Deviner le nom du lauréat du prix Nobel de littérature, dévoilé jeudi, revient à chercher une aiguille dans une botte de foin, avec une foule de prétendants mais aucun indice pour déterminer à l'avance l'heureux élu.

Qui de Svetlana Alexievitch, Mircea Cartarescu, Joyce Carol Oates, pour ne citer qu'eux, succédera au Français Patrick Modiano? Le suspense est entier, et les sites internet de paris adorent.

«Le prix Nobel de littérature, c'est une compétition un peu mystérieuse. Chacun veut pouvoir tirer du prestige d'avoir deviné le bon nom», confie Jonas Nilsson, responsable de la communication d'Unibet Suède.

Chez les observateurs avertis, personne n'ose vraiment avancer de nom.

«Ce qui est certain, c'est que l'Académie suédoise (qui choisit le lauréat) aime surprendre», affirme à l'AFP Gustav Källstrand, conservateur au musée Nobel. Son favori? Il éclate de rire quand on lui pose la question.

«Il est impossible de dire qui sera le lauréat cette année. Il y a plus de cent auteurs envisageables, certainement davantage même...» résume Madelaine Levy, critique littéraire du quotidien Svenska Dagbladet.

L'immuable méthode de l'Académie ne varie pas: en février, elle établit une liste de toutes les candidatures qui lui ont été soumises, avant de la réduire en mai à cinq noms, sur lesquels ses membres planchent pendant l'été avant de déterminer l'élu. Début octobre, arrive pour lui la consécration.

Pour se repérer dans ce flou, on peut analyser les tendances des dernières années, et par exemple remarquer que l'Europe a été surreprésentée.

«Dernièrement l'Académie a eu tendance à s'intéresser aux auteurs qui auscultent l'identité européenne après la Shoah (...) et aussi ceux qui explorent les traces du colonialisme», estime Björn Wiman, responsable des pages culturelles du quotidien Dagens Nyheter.

Dans ce contexte, Mme Levy «imagine que le prix ne récompensera pas un Suédois, si peu de temps après Tomas Tranströmer (primé en 2011), ni encore un Français après Modiano».

Mais selon Jens Liljestrand, critique littéraire au journal Expressen, le critère géographique n'entre même pas dans les considérations de l'Académie. «Ce n'est pas comme lorsqu'on prévoit la prochaine ville hôte des jeux Olympiques et qu'on se dit: cette fois, c'est le tour de l'Afrique», dit-il.

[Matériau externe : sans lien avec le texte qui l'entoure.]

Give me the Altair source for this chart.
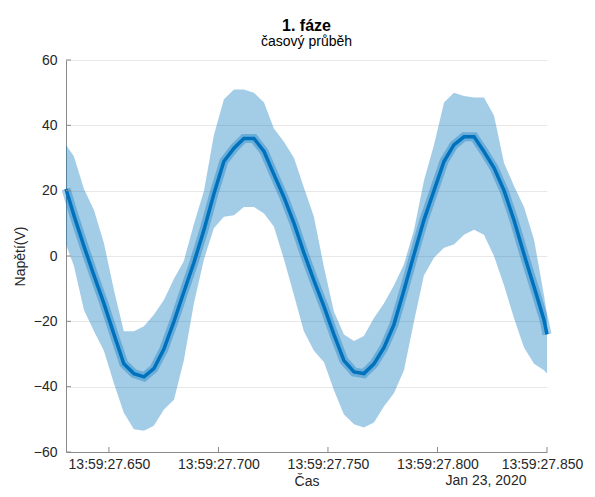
import altair as alt
import pandas as pd

# time offset in ms after 13:59:27.000 (23 Jan 2020, UTC)
t_ms = [630.4, 634.0, 638.6, 643.2, 647.7, 652.3, 656.8, 661.4, 666.0, 670.5, 675.1, 679.7, 684.2,
        688.8, 693.4, 697.9, 702.5, 707.1, 711.6, 716.2, 720.8, 725.3, 729.9, 734.5, 739.0,
        743.6, 748.2, 752.7, 757.3, 761.9, 766.4, 771.0, 775.6, 780.1, 784.7, 789.3, 793.8,
        798.4, 803.0, 807.5, 812.1, 816.7, 821.2, 825.8, 830.4, 834.9, 839.5, 844.1, 848.6, 850.0]

# upper envelope of the fast oscillation (V)
upper = [34, 30.5, 20.5, 14, 4, -10.5, -23, -23, -21.5, -18, -13.5, -7, -1.5,
         9.8, 20, 37, 48, 51, 51, 50, 47, 39, 35, 30, 21,
         12, -3.5, -17, -24, -26, -24.5, -19, -14.5, -9, -2.5, 8, 23,
         34, 47, 50, 49, 48.5, 48.5, 43, 28.5, 21.5, 15, 5, -12, -17.8]

# lower envelope (V)
lower = [3.5, -3, -16.5, -23, -29, -39, -48, -53, -53.5, -52, -47, -44, -32,
         -14.5, -1, 8.5, 12, 12.5, 15, 15, 13, 9, -1, -12, -23,
         -29, -32.5, -41, -48.5, -51.5, -52.5, -51, -46, -42, -35, -20, -6,
         -0.5, 2.5, 3.5, 6.5, 8, 6.5, 0, -9, -19, -28, -33, -35, -36]

# dense central trace (V)
center = [20.5, 12.5, 3, -6, -14.5, -24, -33, -36, -37, -34.5, -28.5, -20, -11,
          -2, 8, 19, 29, 33, 36, 36, 32, 25, 18, 10, 1,
          -7.5, -15.5, -24, -32, -35.5, -36, -33, -28, -21, -10.5, 0.5, 11,
          20, 29, 34, 36.5, 36.5, 32, 27, 20, 11, 0.5, -9.5, -19.5, -24]

x_tick_ms = [650, 700, 750, 800, 850]
y_ticks = [-60, -40, -20, 0, 20, 40, 60]

base_ms = int(pd.Timestamp("2020-01-23 13:59:27", tz="UTC").value // 10**6)

df = pd.DataFrame({
    "t": [base_ms + v for v in t_ms],
    "hi": upper,
    "lo": lower,
    "mid": center,
})
xt_df = pd.DataFrame({"t": [base_ms + v for v in x_tick_ms]})
yt_df = pd.DataFrame({"v": y_ticks})

FONT = "Liberation Sans"
BLUE = "#0072BD"
AXC = "#8a8a8a"
TXT = "#262626"
W, H = 481, 392
last_tick = base_ms + x_tick_ms[-1]

xscale = alt.Scale(domain=[base_ms + 630.4, base_ms + 850], nice=False, zero=False)
yscale = alt.Scale(domain=[-60, 60], nice=False)

xaxis = alt.Axis(values=[base_ms + v for v in x_tick_ms],
                 labelExpr="utcFormat(datum.value, '%H:%M:%S.%L')",
                 labelOffset={"condition": {"test": f"datum.value >= {last_tick}", "value": -5},
                              "value": 0},
                 title="Čas", grid=False, ticks=False, tickSize=0,
                 domainColor=AXC, labelFont=FONT, labelFontSize=14, labelColor=TXT,
                 labelPadding=5, labelOverlap=False, labelFlush=False,
                 titleFont=FONT, titleFontSize=14, titleFontWeight="normal",
                 titleColor=TXT, titleBaseline="alphabetic", titleY=33)
yaxis = alt.Axis(values=y_ticks, title="Napětí(V)", grid=True, gridColor="#e8e8e8",
                 ticks=False, tickSize=0, domainColor=AXC, labelFont=FONT,
                 labelFontSize=14, labelColor=TXT, labelPadding=9,
                 titleFont=FONT, titleFontSize=14, titleFontWeight="normal",
                 titleColor=TXT, titlePadding=6)

X = alt.X("t:Q", scale=xscale, axis=xaxis)

band = alt.Chart(df).mark_area(color=BLUE, opacity=0.36).encode(
    x=X,
    y=alt.Y("lo:Q", scale=yscale, axis=yaxis),
    y2="hi:Q",
)
halo = alt.Chart(df).mark_line(color=BLUE, strokeWidth=9, opacity=0.35).encode(
    x=X,
    y=alt.Y("mid:Q", scale=yscale, axis=yaxis),
)
core = alt.Chart(df).mark_line(color=BLUE, strokeWidth=3.5).encode(
    x=X,
    y=alt.Y("mid:Q", scale=yscale, axis=yaxis),
)
xticks = alt.Chart(xt_df).mark_rule(color=AXC, strokeWidth=1).encode(
    x=X,
    y=alt.value(H), y2=alt.value(H - 5),
)
yticks = alt.Chart(yt_df).mark_rule(color=AXC, strokeWidth=1).encode(
    y=alt.Y("v:Q", scale=yscale, axis=yaxis),
    x=alt.value(0), x2=alt.value(5),
)
date_lbl = alt.Chart(pd.DataFrame({"label": ["Jan 23, 2020"]})).mark_text(
    font=FONT, fontSize=14, color=TXT, align="center", baseline="alphabetic"
).encode(text="label:N", x=alt.value(420), y=alt.value(H + 33))

chart = alt.layer(band, halo, core, xticks, yticks, date_lbl).properties(
    width=W, height=H,
    background="white",
    title=alt.TitleParams("1. fáze", subtitle="časový průběh", font=FONT, fontSize=16,
                          fontWeight="bold", color="#000000", subtitleFont=FONT,
                          subtitleFontSize=14, subtitleColor="#000000", anchor="middle",
                          frame="group", offset=4, subtitlePadding=1),
    padding={"left": 58, "top": 52, "right": 40, "bottom": 37},
    autosize=alt.AutoSizeParams(type="none"),
).configure_view(stroke=None)

chart.save("out.html", embed_options={"renderer": "svg", "actions": False})
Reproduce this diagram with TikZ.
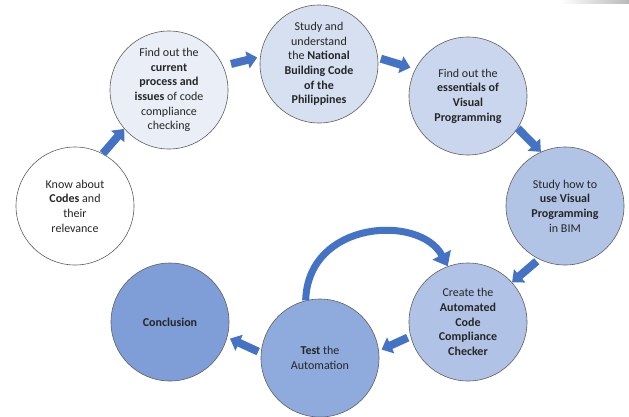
\documentclass[tikz,border=0pt]{standalone}
\usepackage{fontspec}
\setmainfont{Carlito}
\usetikzlibrary{arrows.meta}

\definecolor{ringline}{HTML}{5F5F5F}
\definecolor{flowblue}{HTML}{4472C4}
\definecolor{fillA}{HTML}{FFFFFF}
\definecolor{fillB}{HTML}{E9EEF7}
\definecolor{fillC}{HTML}{D6E0F0}
\definecolor{fillD}{HTML}{C9D6ED}
\definecolor{fillE}{HTML}{B1C4E6}
\definecolor{fillF}{HTML}{B0C3E6}
\definecolor{fillG}{HTML}{8FAADC}
\definecolor{fillH}{HTML}{7F9DD7}

\begin{document}
\begin{tikzpicture}[x=1pt, y=-1pt,
    stage/.style={draw=ringline, line width=0.6pt, circle, minimum size=118pt,
      inner sep=0pt, align=center, text=black!85,
      font=\fontsize{12}{14.6}\selectfont},
    flow/.style={draw=flowblue, line width=8pt,
      -{Triangle[length=10pt, width=17pt]}}]
  \useasboundingbox (0,0) rectangle (629,416);
  % Stray grey edge at the top right
  \shade[left color=white, right color=gray!55] (560,0) rectangle (629,3);
  % Stages, clockwise from the left
  \node[stage, fill=fillA] (codes) at (75,206)
    {Know about\\\textbf{Codes} and\\their\\relevance};
  \node[stage, fill=fillB] (current) at (169,90)
    {Find out the\\\textbf{current}\\\textbf{process and}\\\textbf{issues} of code\\compliance\\checking};
  \node[stage, fill=fillC] (nbcp) at (319,64)
    {Study and\\understand\\the \textbf{National}\\\textbf{Building Code}\\\textbf{of the}\\\textbf{Philippines}};
  \node[stage, fill=fillD] (essentials) at (468,96)
    {Find out the\\\textbf{essentials of}\\\textbf{Visual}\\\textbf{Programming}};
  \node[stage, fill=fillE] (bim) at (565,206)
    {Study how to\\\textbf{use Visual}\\\textbf{Programming}\\in BIM};
  \node[stage, fill=fillF] (checker) at (468,322)
    {Create the\\\textbf{Automated}\\\textbf{Code}\\\textbf{Compliance}\\\textbf{Checker}};
  \node[stage, fill=fillG] (test) at (320,358)
    {\textbf{Test} the\\Automation};
  \node[stage, fill=fillH] (conclusion) at (170,322)
    {\textbf{Conclusion}};
  % Block arrows between stages
  \draw[flow] (codes.62) -- (current.221);
  \draw[flow, shorten <=8pt, shorten >=3pt] (current.24) -- (nbcp.173);
  \draw[flow, shorten <=3pt, shorten >=5pt] (nbcp.6) -- (essentials.153);
  \draw[flow] (essentials.-33) -- (bim.114);
  \draw[flow, shorten <=3pt] (bim.244) -- (checker.42);
  \draw[flow, shorten <=3pt, shorten >=3pt] (checker.194) -- (test.7);
  \draw[flow, shorten <=3pt, shorten >=3pt] (test.175) -- (conclusion.-15);
  % Loop back from testing to the checker
  \draw[draw=flowblue, line width=7pt, -{Triangle[length=13pt, width=20pt]}]
    (test.104) .. controls (308,220) and (420,214) .. (checker.110);
\end{tikzpicture}
\end{document}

Disette pour les États-Unis

Dans les dîners en ville à Stockholm, on s'accorde à dire qu'il serait de bon ton de récompenser la littérature africaine. Le Kenyan Ngugi wa Thiongo, le Somalien Nuruddin Farah et le Nigérian Ben Okri seraient alors bien placés.

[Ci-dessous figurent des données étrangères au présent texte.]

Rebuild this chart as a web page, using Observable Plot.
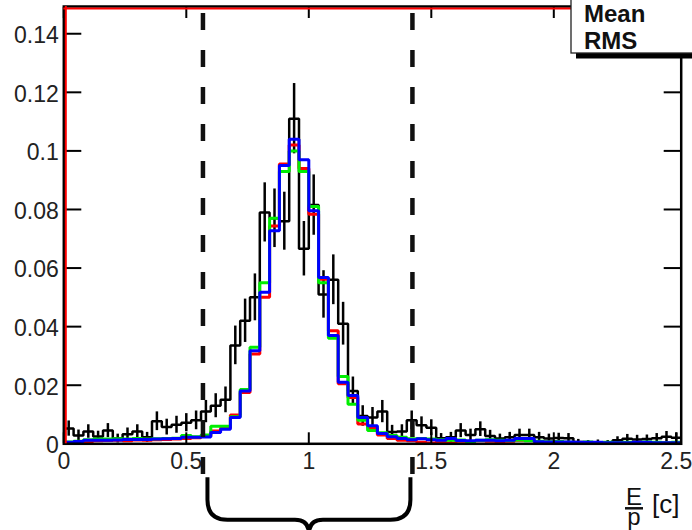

À moins que les États-Unis mettent fin à des années de disette, «complétement incompréhensibles» d'après M. Liljestrand. Leur dernier Nobel de littérature remonte à 1993.

«L'Académie a manifesté une aversion vis-à-vis de la littérature américaine (...) Je ne protesterai pas si Roth ou Oates étaient récompensés», souligne M. Wiman.

Outre les considérations géographiques, on peut aussi noter que la très féministe Suède n'a donné ce prix qu'à 13 femmes, sur 111 lauréats depuis 1901.

«Pendant longtemps, ça a aidé d'être un homme, âgé de préférence. L'Académie ne réfléchissait pas à cette problématique: l'inégalité entre les sexes était une évidence», souligne Madelaine Levy.

«Lors des dix dernières années, les statistiques, qui ne sont toujours pas réjouissantes, montrent une sensible amélioration (...) ce qui démontre qu'on est désormais conscient» du problème, et que le jury «s'efforce de faire des choix plus justes», ajoute-t-elle.

«Dernièrement, il y a eu pratiquement une femme tous les trois ans. Ils sont plus attentifs», abonde Jens Liljestrand.

La préférée des parieurs, la Bélarusse Svetlana Aleksievitch, est une prétendante crédible, d'autant que «son oeuvre est à la frontière entre reportage et roman: un genre qui n'a pas été récompensé», relève M. Wiman.

Autre femme dont le nom est apparu récemment, l'Américaine Ursula Le Guin. Mais cela impliquerait que l'Académie se convertisse à la science-fiction, genre qui suscite encore la méfiance dans l'aristocratie littéraire.

«Exaltant, mais pas vraiment crédible», estime M. Liljestrand.